== SOURCE DATA
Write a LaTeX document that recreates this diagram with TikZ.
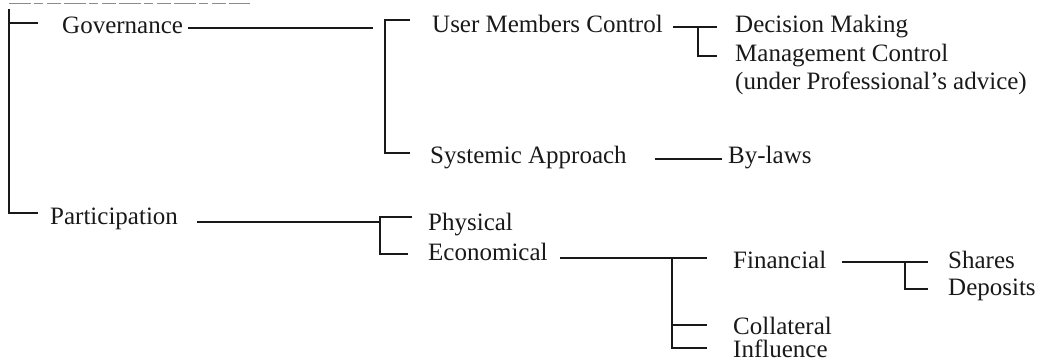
\documentclass[tikz,border=0pt]{standalone}
\usepackage{fontspec}
\setmainfont{Liberation Serif}
\begin{document}
\begin{tikzpicture}[x=1pt,y=-1pt,
  lbl/.style={anchor=base west, inner sep=0pt, font=\fontsize{25}{30}\selectfont, text=black!90},
  ln/.style={line width=1.1pt, black!90},
  scanline/.style={line width=1pt, black!45, dash pattern=on 22pt off 3pt on 9pt off 4pt on 14pt off 3pt}]
\useasboundingbox (0,0) rectangle (1048,363);

% text nodes
\node[lbl] (gov) at (62,34)  {Governance};
\node[lbl] (par) at (50,225) {Participation};
\node[lbl] (umc) at (432,33) {User Members Control};
\node[lbl] (sys) at (430,164) {Systemic Approach};
\node[lbl] (dec) at (735,33) {Decision Making};
\node[lbl] (man) at (735,62) {Management Control};
\node[lbl] (adv) at (735,90) {(under Professional's advice)};
\node[lbl] (byl) at (728,164) {By-laws};
\node[lbl] (phy) at (428,230) {Physical};
\node[lbl] (eco) at (428,260) {Economical};
\node[lbl] (fin) at (733,268) {Financial};
\node[lbl] (col) at (733,334) {Collateral};
\node[lbl] (inf) at (733,357) {Influence};
\node[lbl] (sha) at (948,268) {Shares};
\node[lbl] (dep) at (948,295) {Deposits};

% faint scan line at the top
\coordinate (s0) at (9,4);
\coordinate (s1) at (250,4);
\draw[scanline] (s0) -- (s1);

% root bracket
\coordinate (r0) at (9,9);
\coordinate (r1) at (9,23);
\coordinate (r2) at (9,213);
\coordinate (r1e) at (38,23);
\coordinate (r2e) at (38,213);
\draw[ln] (r0) -- (r2) -- (r2e);
\draw[ln] (r1) -- (r1e);

% Governance leader and bracket
\coordinate (g0) at (188,28);
\coordinate (g1) at (373,28);
\draw[ln] (g0) -- (g1);
\coordinate (b2t) at (385,20);
\coordinate (b2b) at (385,153);
\coordinate (b2te) at (410,20);
\coordinate (b2be) at (410,153);
\draw[ln] (b2te) -- (b2t) -- (b2b) -- (b2be);

% User Members Control sub-bracket
\coordinate (u0) at (673,27);
\coordinate (u1) at (698,27);
\coordinate (u1e) at (717,27);
\coordinate (u2) at (698,56);
\coordinate (u2e) at (717,56);
\draw[ln] (u0) -- (u1e);
\draw[ln] (u1) -- (u2) -- (u2e);

% Systemic Approach leader
\coordinate (y0) at (655,159);
\coordinate (y1) at (722,159);
\draw[ln] (y0) -- (y1);

% Participation leader and bracket
\coordinate (p0) at (197,222);
\coordinate (p1) at (380,222);
\draw[ln] (p0) -- (p1);
\coordinate (b3t) at (380,217);
\coordinate (b3b) at (380,254);
\coordinate (b3te) at (412,217);
\coordinate (b3be) at (408,254);
\draw[ln] (b3te) -- (b3t) -- (b3b) -- (b3be);

% Economical leader and bracket
\coordinate (e0) at (560,258);
\coordinate (e1) at (672,258);
\coordinate (e1e) at (707,258);
\coordinate (e2) at (672,325);
\coordinate (e2e) at (707,325);
\coordinate (e3) at (672,348);
\coordinate (e3e) at (707,348);
\draw[ln] (e0) -- (e1e);
\draw[ln] (e1) -- (e3) -- (e3e);
\draw[ln] (e2) -- (e2e);

% Financial leader and bracket
\coordinate (f0) at (842,262);
\coordinate (f1) at (905,262);
\coordinate (f1e) at (928,262);
\coordinate (f2) at (905,289);
\coordinate (f2e) at (928,289);
\draw[ln] (f0) -- (f1e);
\draw[ln] (f1) -- (f2) -- (f2e);
\end{tikzpicture}
\end{document}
====
__SHORT PROBLEM__
Write out the listing word for word, omitting the pictures it holds.

__ANSWER TO THIS EXERCISE__
Write a LaTeX document that recreates this diagram with TikZ.
\documentclass[tikz,border=0pt]{standalone}
\usepackage{fontspec}
\setmainfont{Liberation Serif}
\begin{document}
\begin{tikzpicture}[x=1pt,y=-1pt,
  lbl/.style={anchor=base west, inner sep=0pt, font=\fontsize{25}{30}\selectfont, text=black!90},
  ln/.style={line width=1.1pt, black!90},
  scanline/.style={line width=1pt, black!45, dash pattern=on 22pt off 3pt on 9pt off 4pt on 14pt off 3pt}]
\useasboundingbox (0,0) rectangle (1048,363);

% text nodes
\node[lbl] (gov) at (62,34)  {Governance};
\node[lbl] (par) at (50,225) {Participation};
\node[lbl] (umc) at (432,33) {User Members Control};
\node[lbl] (sys) at (430,164) {Systemic Approach};
\node[lbl] (dec) at (735,33) {Decision Making};
\node[lbl] (man) at (735,62) {Management Control};
\node[lbl] (adv) at (735,90) {(under Professional's advice)};
\node[lbl] (byl) at (728,164) {By-laws};
\node[lbl] (phy) at (428,230) {Physical};
\node[lbl] (eco) at (428,260) {Economical};
\node[lbl] (fin) at (733,268) {Financial};
\node[lbl] (col) at (733,334) {Collateral};
\node[lbl] (inf) at (733,357) {Influence};
\node[lbl] (sha) at (948,268) {Shares};
\node[lbl] (dep) at (948,295) {Deposits};

% faint scan line at the top
\coordinate (s0) at (9,4);
\coordinate (s1) at (250,4);
\draw[scanline] (s0) -- (s1);

% root bracket
\coordinate (r0) at (9,9);
\coordinate (r1) at (9,23);
\coordinate (r2) at (9,213);
\coordinate (r1e) at (38,23);
\coordinate (r2e) at (38,213);
\draw[ln] (r0) -- (r2) -- (r2e);
\draw[ln] (r1) -- (r1e);

% Governance leader and bracket
\coordinate (g0) at (188,28);
\coordinate (g1) at (373,28);
\draw[ln] (g0) -- (g1);
\coordinate (b2t) at (385,20);
\coordinate (b2b) at (385,153);
\coordinate (b2te) at (410,20);
\coordinate (b2be) at (410,153);
\draw[ln] (b2te) -- (b2t) -- (b2b) -- (b2be);

% User Members Control sub-bracket
\coordinate (u0) at (673,27);
\coordinate (u1) at (698,27);
\coordinate (u1e) at (717,27);
\coordinate (u2) at (698,56);
\coordinate (u2e) at (717,56);
\draw[ln] (u0) -- (u1e);
\draw[ln] (u1) -- (u2) -- (u2e);

% Systemic Approach leader
\coordinate (y0) at (655,159);
\coordinate (y1) at (722,159);
\draw[ln] (y0) -- (y1);

% Participation leader and bracket
\coordinate (p0) at (197,222);
\coordinate (p1) at (380,222);
\draw[ln] (p0) -- (p1);
\coordinate (b3t) at (380,217);
\coordinate (b3b) at (380,254);
\coordinate (b3te) at (412,217);
\coordinate (b3be) at (408,254);
\draw[ln] (b3te) -- (b3t) -- (b3b) -- (b3be);

% Economical leader and bracket
\coordinate (e0) at (560,258);
\coordinate (e1) at (672,258);
\coordinate (e1e) at (707,258);
\coordinate (e2) at (672,325);
\coordinate (e2e) at (707,325);
\coordinate (e3) at (672,348);
\coordinate (e3e) at (707,348);
\draw[ln] (e0) -- (e1e);
\draw[ln] (e1) -- (e3) -- (e3e);
\draw[ln] (e2) -- (e2e);

% Financial leader and bracket
\coordinate (f0) at (842,262);
\coordinate (f1) at (905,262);
\coordinate (f1e) at (928,262);
\coordinate (f2) at (905,289);
\coordinate (f2e) at (928,289);
\draw[ln] (f0) -- (f1e);
\draw[ln] (f1) -- (f2) -- (f2e);
\end{tikzpicture}
\end{document}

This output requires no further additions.